Now, the gist of Barto's and Joriki's observation is that for a fixed $ b \in B \cap \mathbb{N}_{>N} $, the following proposition is true: \begin{equation} \forall k \in \mathbb{N}: \quad (b(r - \epsilon)^{k},b(r + \epsilon)^{k}) \cap \mathbb{N} \subseteq B. \end{equation} We prove this by induction. When $ k = 1 $, the proposition is true by the previous paragraph. Next, suppose that the proposition is true for $ k = l $. Pick any $ n \in (b(r - \epsilon)^{l},b(r + \epsilon)^{l}) \cap \mathbb{N} $. As $ n \in B $ by the induction hypothesis, and as $ n > b(r - \epsilon)^{l} > N \cdot 1 = N $, we see that $ n \in B \cap \mathbb{N}_{>N} $. We may thus apply the argument in the previous paragraph to deduce that $ (n(r - \epsilon),n(r + \epsilon)) \cap \mathbb{N} \subseteq B $. However, this is true for all $ n \in (b(r - \epsilon)^{l},b(r + \epsilon)^{l}) \cap \mathbb{N} $, so we can conclude that $ (b(r - \epsilon)^{l+1},b(r + \epsilon)^{l+1}) \cap \mathbb{N} \subseteq B $. The proposition is therefore true for $ k = l + 1 $, and by induction, it is true for all $ k \in \mathbb{N} $.

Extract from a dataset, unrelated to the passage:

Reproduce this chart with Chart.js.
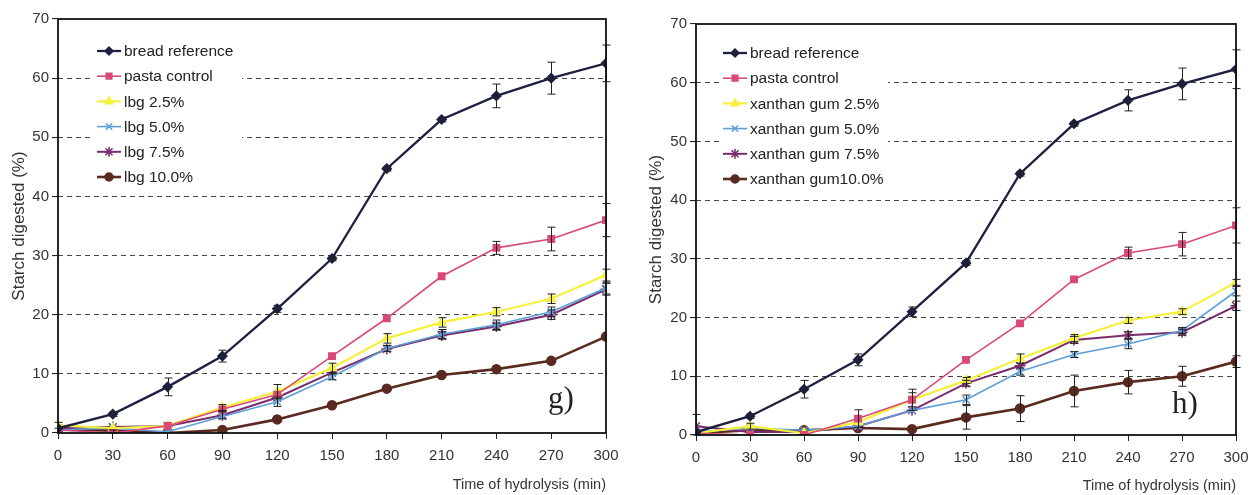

Finally, observe that the collection of intervals $ \{ (b(r - \epsilon)^{k},b(r + \epsilon)^{k}) \}_{k \in \mathbb{N}} $ must cover $ \mathbb{R} $ from some point on. To prove this, it suffices to show that the left-endpoint of the interval $ (b(r - \epsilon)^{k+1},b(r + \epsilon)^{k+1}) $ is less than the right-endpoint of the interval $ (b(r - \epsilon)^{k},b(r + \epsilon)^{k}) $ for all $ k \in \mathbb{N} $ large enough. However, this is true because \begin{equation} \lim_{k \rightarrow \infty} \frac{b(r - \epsilon)^{k+1}}{b(r + \epsilon)^{k}} = \lim_{k \rightarrow \infty} \left( \frac{r - \epsilon}{r + \epsilon} \right)^{k} (r - \epsilon) = 0. \end{equation} We thus see that $ (b(r - \epsilon)^{k},\infty) \cap \mathbb{N} \subseteq B $ for all $ k \in \mathbb{N} $ large enough, which contradicts the hypothesis that $ A $ is infinite. The assumption is therefore false, and the claim is proven. Q.E.D.
The claim is now sufficient to prove the case when $ r > 1 $ or $ 0 < r < 1 $. The case $ r = 1 $ is settled by taking pairs of adjacent numbers in $ A $ and $ B $, as Joriki has mentioned.